2. Yeniden birleşmeye olan ihtiyacı canlı tutmak maksadı ile ve her iki toplumun da yararına olacak şekilde Güven Artırıcı Önlemler acil bir öncelik olarak uygulamaya konmalıdır. BM arabulucusunun iki toplum lideri ile yakında görüşecek olmasını dikkate alarak, konu ile ilgili spesifik önerilerimizi yineleriz.
a. Kıbrıs Türk Toplumu AB Gümrük Birliğine dahil edilmelidir. Bu, ada içerisinde ekonomik bütünleşmeyi ve sürdürülebilir bir federal çözüme ulaşmayı kolaylaştıracaktır. Kuzey Kıbrıstaki limanlar AB denetiminde uluslararası trafiğe açılmalıdır. Bu formül ile, eşzamanlı olarak Türkiyenin liman ve hava sahasını Kıbrıs’a açması, dolayısı ile Türkiye’nin AB üyelik müzakerelerinin ilerlemesi ve Türkiye-Kıbrıs ilişkilerinin normalleşmesi sağlanacaktır.
b. Maraş, AB desteği de sağlanarak BM yönetimine iade edilmelidir. Bu sadece eski sahiplerinin evlerine dönmesini sağlamayacak, ayrıca doğru bir vizyon ve planlama ile kent, birlikte yaşama ve sinerji modeline dönüşebilecektir.
3. Her iki toplumun da yarım asırdır insan haklarının acımasızca ihlal ediliyor olması kabul edilemez.

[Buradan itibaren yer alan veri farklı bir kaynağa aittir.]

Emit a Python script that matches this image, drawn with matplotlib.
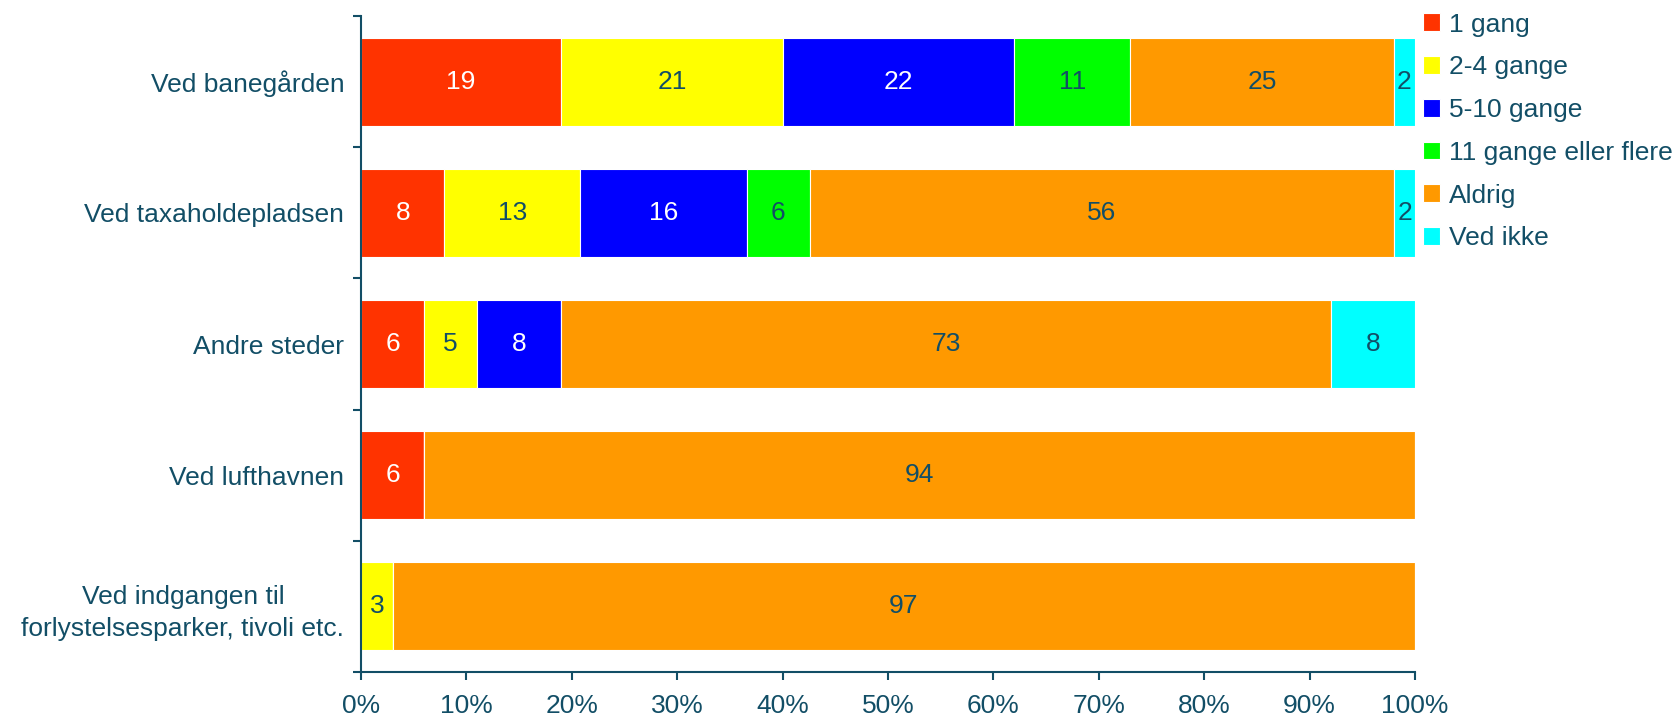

Kıbrıslıların Sesi tüm insan hakları ihlallerinin durdurulmasını şiddetle talep eder ve bunun bir uzlaşmadan önce de mümkün olduğuna inanır.
4. Çözüm sürecindeki kilitlenme Kıbrıs halkının bir parçası olan Kıbrıs Türk Toplumunun varlığını tehlikeye sokmaktadır.
5. Toplumlar arası görüşmeler, büyük bir ihtimalle güneydeki başkanlık seçimlerinden ve ayni zamanda kuzeydeki 2014 deki seçimlerden sonra devam edebilecektir. Yeni tur görüşmelerinin 2014 içinde çözümle sonuçlanabilmesi için bir takvim dahilinde kesin olarak sınırlandırılması gerekmektedir.
6. Başkanlık seçimlerindeki tüm başkan adaylarının seçim kampanyaları ile iki kesimli, iki toplumlu ve erken bir çözüm temelinde barışa katkı yapmaya davet ederiz. Her iki toplumun da % 65 – % 70 lik kesimlerinin çözümü destekledikleri hatırlanmalıdır. Seçim kampanyaları, milliyetci politikaların yarışmasına dönüştürülmemelidir.
7. Bugün yaşanan ekonomik kriz ortamının Kıbrıs sorununu ikincil duruma düşürmesi ile karşı karşıyayız. Ancak, Kıbrıslıların Sesi olarak bizler Kıbrıs sorununun çözümlenmesinin ekonomi üzerinde ciddi ve olumlu katkısı olacağına şiddetle inanmaktayız. Kaçınılmaz olarak çözümü takip edecek olan yeniden yapılanma, ve piyasalarda oluşacak güven artışı ekonomiyi canlandıracak olan yatırımları teşvik edecektir. Askeri harcamaların kısıtlanması ve ilgili kişilerin üretken aktivitelerle ekonomiye katılımları olumlu faktörlerin örneklerindendir. Bir çözüm gerçekten de ekonomik krizi sonlandırıcı olabilecektir.
8. Son, ancak bir o kadar da önemli olan; biz Kıbrıslılar olarak vizyonumuzu belirlemenin tam zamanıdır, ve bundan sonra karşılıklı kültürlerimize saygı duyarak, güvenlik içinde ve gururla kendi ortak vatanımızda yaşamak istediğimizi belirgin olmayan ifadeler kullanmadan, net olarak tanımlamalıyız.